Bug 477739

Summary: EXt3 Raid 1 File system corruption with LVM2 Snapshot volume overflow. (Possibly)
Product: Red Hat Enterprise Linux 5 Reporter: Richard Chapman <rchapman>
Component: lvm2Assignee: LVM and device-mapper development team <lvm-team>
Status: CLOSED CURRENTRELEASE QA Contact: Cluster QE <mspqa-list>
Severity: high Docs Contact:
Priority: low    
Version: 5.2CC: agk, dwysocha, heinzm, iannis, jbrassow, mbroz, prockai, rchapman
Target Milestone: ---   
Target Release: ---   
Hardware: x86_64   
OS: Linux   
Whiteboard:
Fixed In Version: Doc Type: Bug Fix
Doc Text:
Story Points: ---
Clone Of: Environment:
Last Closed: 2010-10-05 14:18:27 UTC Type: ---
Regression: --- Mount Type: ---
Documentation: --- CRM:
Verified Versions: Category: ---
oVirt Team: --- RHEL 7.3 requirements from Atomic Host:
Cloudforms Team: --- Target Upstream Version:
Embargoed:

Description Richard Chapman 2008-12-23 07:29:27 UTC
Description of problem:
I had some Kernel Errors and 2 systemn crashes on a sstem whcih ran fine for more than a year. After the second crsh - the filesystem was so corrupt - the system would not boot. Both the Journal and the volume group descriptor were reported to be corrupt. I have rebuilt the system from backups -and it is working fine again.
I have an ext3 root file-system running on a software raid 1 array with LVM2.
At the time of the incident I was running 2.6.18-92.1.18.el5.
I had created a snapshot volume in VolGroup00. I believe the snapshot violume was physically located between LogVol00 (swap) and LogVol01 (root) because I shrank the logvol00 to make space for the snapshot.
I forgot about the snapshot and left in in place for several days until I got the following kernel errors in my logwatch.
 --------------------- Kernel Begin ------------------------ 

 
 WARNING: Kernel Errors Present
    Buffer I/O error on device dm-2, ...: 20 Time(s)
 
 ---------------------- Kernel End ------------------------- 
--------------------- Kernel Begin ------------------------ 

 WARNING: Kernel Errors Present
    Buffer I/O error on device dm-2, ...: 5 Time(s)
    EXT3-fs error (device dm-2): e ...: 750 Time(s)
    EXT3-fs error (dffset 0 ...: 1 Time(s)
 
 ---------------------- Kernel End ------------------------- 
At that time - I deleted the snapshot volume - and everything seemed fine. A few days later the system crashed - but rebooted oK. A few days later it crashed again - but this time the root filesayatem was totally corrupt.
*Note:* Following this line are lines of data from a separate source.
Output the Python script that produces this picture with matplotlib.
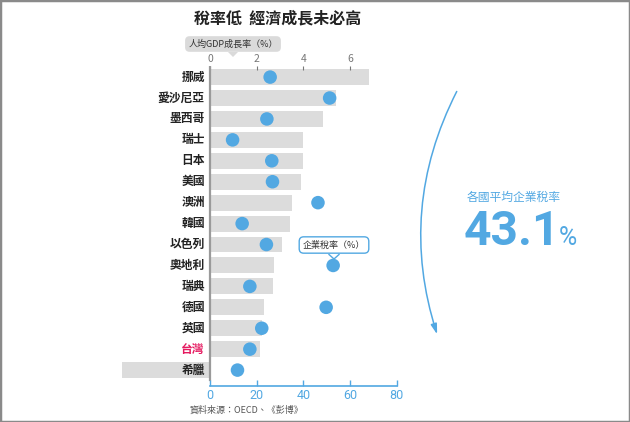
import matplotlib
matplotlib.use("Agg")
import matplotlib.pyplot as plt
import numpy as np
from matplotlib.patches import Rectangle, FancyArrowPatch, Polygon

plt.rcParams["font.family"] = ["Noto Sans CJK TC", "DejaVu Sans"]

# data
countries = ["挪威", "愛沙尼亞", "墨西哥", "瑞士", "日本", "美國", "澳洲", "韓國",
             "以色列", "奧地利", "瑞典", "德國", "英國", "台灣", "希臘"]
gdp_growth = [6.8, 5.4, 4.85, 4.0, 4.0, 3.9, 3.5, 3.45, 3.1, 2.75, 2.7, 2.3, 2.25, 2.15, -3.75]
tax_rate = [25.8, 51.3, 24.4, 9.7, 26.5, 26.8, 46.3, 13.8, 24.2, 52.8, 17.1, 49.8, 22.2, 17.1, 11.8]
gdp_ticks = [0, 2, 4, 6]
tax_ticks = [0, 20, 40, 60, 80]
avg_tax = "43.1"

BLUE = "#52a8e2"
BAR = "#dcdcdc"
W, H = 630, 422

fig = plt.figure(figsize=(6.3, 4.22), dpi=100)


def fx(px):
    return px / W


def fy(py):
    return 1 - py / H


ax = fig.add_axes([fx(121.3), fy(386), 275.3 / W, 320 / H])
rows = np.arange(len(countries))
ax.barh(rows, gdp_growth, height=0.76, color=BAR, zorder=1)
ax.set_xlim(-3.8, 8.0)
ax.set_ylim(14.76, -0.53)
ax.axvline(0, ymin=0.02, ymax=1.0, color="#9a9a9a", lw=1.6, zorder=2)
ax.set_yticks([])
for sp in ax.spines.values():
    sp.set_visible(False)

for i, name in enumerate(countries):
    ax.text(-0.22, i, name, ha="right", va="center", fontsize=8.5, fontweight="bold",
            color="#e5195f" if name == "台灣" else "#222222", zorder=3)

# tax-rate axis on the bottom (twiny moves the original ticks, so set both after)
ax2 = ax.twiny()
ax2.scatter(tax_rate, rows, s=95, color=BLUE, edgecolors="none", zorder=4)
ax2.set_xlim(-38, 80)

ax.xaxis.tick_top()
ax.set_xticks(gdp_ticks)
ax.tick_params(axis="x", direction="in", length=3, width=0.8, colors="#777777",
               labelsize=7.5, pad=1.5)

ax2.xaxis.tick_bottom()
ax2.set_xticks(tax_ticks)
ax2.tick_params(axis="x", direction="in", length=4, width=1, colors=BLUE,
                labelsize=9, pad=2.5)
for sp in ("top", "left", "right"):
    ax2.spines[sp].set_visible(False)
ax2.spines["bottom"].set_color(BLUE)
ax2.spines["bottom"].set_linewidth(1.2)
ax2.spines["bottom"].set_bounds(0, 80)
for lab in ax2.get_xticklabels():
    lab.set_fontfamily("Roboto")

# title and notes
fig.text(fx(278), fy(18), "稅率低  經濟成長未必高", ha="center", va="center",
         fontsize=11.5, fontweight="bold", color="#222222")
fig.text(fx(233), fy(44), "人均GDP成長率（%）", ha="center", va="center", fontsize=6.5,
         color="#333333",
         bbox=dict(boxstyle="round,pad=0.35,rounding_size=0.5", fc="#dadada", ec="none"))
fig.patches.append(Polygon([[fx(228), fy(52)], [fx(238), fy(52)], [fx(233), fy(57)]],
                           closed=True, fc="#dadada", ec="none",
                           transform=fig.transFigure))
fig.text(fx(334), fy(245), "企業稅率（%）", ha="center", va="center", fontsize=6.5,
         color="#333333",
         bbox=dict(boxstyle="round,pad=0.4,rounding_size=0.5", fc="white", ec=BLUE, lw=1))
fig.patches.append(Polygon([[fx(329), fy(254.5)], [fx(339), fy(254.5)], [fx(334), fy(259)]],
                           closed=True, fc="white", ec="none", zorder=5,
                           transform=fig.transFigure))
fig.lines.append(plt.Line2D([fx(329), fx(334), fx(339)], [fy(254.5), fy(259), fy(254.5)],
                            color=BLUE, lw=1, transform=fig.transFigure, zorder=6))
fig.text(fx(190), fy(410), "資料來源：OECD、《彭博》", ha="left", va="center",
         fontsize=6.5, color="#555555")

# right-side annotation
arc = FancyArrowPatch((fx(458), fy(89)), (fx(438), fy(337)), transform=fig.transFigure,
                      connectionstyle="arc3,rad=0.21",
                      arrowstyle="-|>,head_length=0.6,head_width=0.18",
                      mutation_scale=10, color=BLUE, lw=1.1)
fig.patches.append(arc)
fig.text(fx(467), fy(197), "各國平均企業稅率", ha="left", va="center", fontsize=8.5,
         color=BLUE)
fig.text(fx(464), fy(245), avg_tax, ha="left", va="baseline", fontsize=34.5,
         fontweight="bold", color=BLUE, family="Roboto")
fig.text(fx(559), fy(245), "%", ha="left", va="baseline", fontsize=18,
         color=BLUE, family="Roboto")

# frame
fig.patches.append(Rectangle((0, 0), 1, 1, transform=fig.transFigure, fill=False,
                             ec="#8a8a8a", lw=2.5))

fig.savefig("out.png", dpi=100)
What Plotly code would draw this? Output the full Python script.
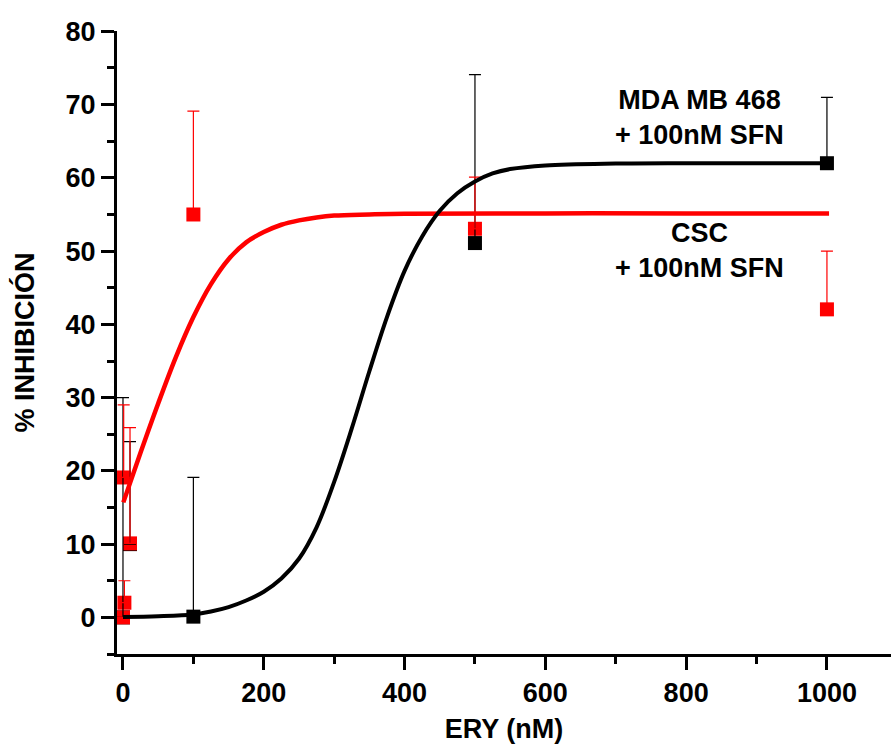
import plotly.graph_objects as go

# ---- data ----
# MDA MB 468 + 100nM SFN (black)
mda_x = [0, 10, 100, 500, 1000]
mda_y = [0.0, 10.0, 0.1, 51.1, 62.0]
mda_err = [30.0, 14.0, 19.0, 23.0, 9.0]

# CSC + 100nM SFN (red)
csc_x = [0, 1, 2, 10, 100, 500, 1000]
csc_y = [0.0, 19.1, 2.0, 10.1, 55.0, 53.05, 42.05]
csc_err = [0.0, 9.9, 3.0, 15.8, 14.1, 7.05, 7.95]

# fitted curves
mda_fit_x = [0, 50, 100, 125, 150, 175, 200, 225, 250, 275, 300, 325, 350, 375,
             400, 425, 450, 475, 500, 525, 550, 600, 700, 800, 1000]
mda_fit_y = [0.05, 0.15, 0.4, 0.8, 1.4, 2.3, 3.5, 5.3, 8.0, 12.3, 18.5, 25.8,
             33.6, 41.0, 47.3, 52.0, 55.5, 57.9, 59.5, 60.6, 61.2, 61.7, 61.95,
             62.0, 62.0]
csc_fit_x = [0.5, 25, 50, 75, 100, 125, 150, 175, 200, 225, 250, 275, 300, 350,
             400, 600, 800, 1003]
csc_fit_y = [15.7, 22.5, 29.2, 35.5, 41.0, 45.5, 48.9, 51.2, 52.6, 53.6, 54.2,
             54.6, 54.85, 55.0, 55.1, 55.15, 55.15, 55.15]

x_ticks = [0, 200, 400, 600, 800, 1000]
y_ticks = [0, 10, 20, 30, 40, 50, 60, 70, 80]

label_mda = "MDA MB 468<br>+ 100nM SFN"
label_csc = "CSC<br>+ 100nM SFN"

FONT = "Liberation Sans, Arial, sans-serif"
RED = "#ff0000"
BLACK = "#000000"

fig = go.Figure()

# black markers (bottom layer)
fig.add_trace(go.Scatter(x=mda_x, y=mda_y, mode="markers",
                         marker=dict(symbol="square", size=14, color=BLACK),
                         showlegend=False, hoverinfo="skip"))
# red markers
fig.add_trace(go.Scatter(x=csc_x, y=csc_y, mode="markers",
                         marker=dict(symbol="square", size=14, color=RED),
                         showlegend=False, hoverinfo="skip"))
# black error bars
fig.add_trace(go.Scatter(x=mda_x, y=mda_y, mode="markers",
                         marker=dict(size=1, color="rgba(0,0,0,0)"),
                         error_y=dict(type="data", symmetric=False, array=mda_err,
                                      arrayminus=[0] * len(mda_err), color=BLACK,
                                      thickness=1.2, width=6),
                         showlegend=False, hoverinfo="skip"))
# red error bars
fig.add_trace(go.Scatter(x=csc_x, y=csc_y, mode="markers",
                         marker=dict(size=1, color="rgba(0,0,0,0)"),
                         error_y=dict(type="data", symmetric=False, array=csc_err,
                                      arrayminus=[0] * len(csc_err), color=RED,
                                      thickness=1.2, width=6),
                         showlegend=False, hoverinfo="skip"))
# fitted curves
fig.add_trace(go.Scatter(x=csc_fit_x, y=csc_fit_y, mode="lines",
                         line=dict(color=RED, width=4.5, shape="spline", smoothing=1.0),
                         showlegend=False, hoverinfo="skip"))
fig.add_trace(go.Scatter(x=mda_fit_x, y=mda_fit_y, mode="lines",
                         line=dict(color=BLACK, width=4, shape="spline", smoothing=1.0),
                         showlegend=False, hoverinfo="skip"))

fig.add_annotation(x=819, y=68.2, xref="x", yref="y", text=label_mda, showarrow=False,
                   xanchor="center", yanchor="middle", align="center",
                   font=dict(family=FONT, size=27, color=BLACK, weight=700))
fig.add_annotation(x=819, y=50.1, xref="x", yref="y", text=label_csc, showarrow=False,
                   xanchor="center", yanchor="middle", align="center",
                   font=dict(family=FONT, size=27, color=BLACK, weight=700))

fig.update_layout(
    width=891, height=746,
    margin=dict(l=117, r=0, t=31, b=92),
    paper_bgcolor="white", plot_bgcolor="white",
    font=dict(family=FONT, size=27, color=BLACK, weight=700),
)
fig.update_xaxes(
    range=[-8.5, 1091], showgrid=False, zeroline=False,
    showline=True, linecolor=BLACK, linewidth=3,
    tickmode="array", tickvals=x_ticks, ticktext=[str(v) for v in x_ticks],
    ticks="outside", ticklen=13, tickwidth=3, tickcolor=BLACK,
    minor=dict(dtick=100, tick0=0, ticks="outside", ticklen=7, tickwidth=3, tickcolor=BLACK),
    tickfont=dict(family=FONT, size=27, color=BLACK, weight=700),
    title=dict(text="ERY (nM)", standoff=12,
               font=dict(family=FONT, size=27, color=BLACK, weight=700)),
)
fig.update_yaxes(
    range=[-5, 80.05], showgrid=False, zeroline=False,
    showline=True, linecolor=BLACK, linewidth=3,
    tickmode="array", tickvals=y_ticks, ticktext=[str(v) for v in y_ticks],
    ticks="outside", ticklen=13, tickwidth=3, tickcolor=BLACK,
    minor=dict(dtick=5, tick0=-5, ticks="outside", ticklen=7, tickwidth=3, tickcolor=BLACK),
    tickfont=dict(family=FONT, size=27, color=BLACK, weight=700),
    title=dict(text="% INHIBICIÓN", standoff=24,
               font=dict(family=FONT, size=27, color=BLACK, weight=700)),
)

fig.write_html("out.html")
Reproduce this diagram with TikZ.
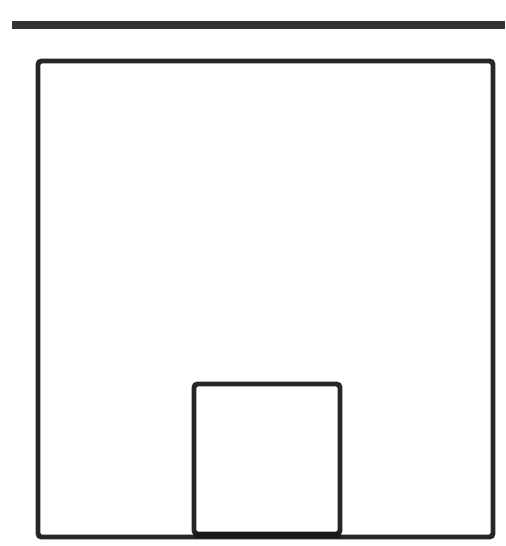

There is only circumstantial evidence - but my theory is that the file-system got some minor corruption at the time of the snapshot overflow - and the corruption got exacerbated by subsequest events.

If there is any more information that wuld be useful - pleaae contact me and I'll see if I can provide it. I can be contacted at chapman dot richard at gmail dot com.

This may be related to Bug 461289 BUT in this case it was definitely the root file system which was corrupted - not just the snapshot. It isn't clear to me which was corrupted in Bug 461289.


Version-Release number of selected component (if applicable):


How reproducible:

I haven't attempted to reproduce the problem.

Steps to Reproduce:
1.
2.
3.
  
Actual results:


Expected results:


Additional info:

Comment 2 Heinz Mauelshagen 2010-10-05 14:18:27 UTC
Closing because of long term dormancy. Reopen if problem still exists in current release.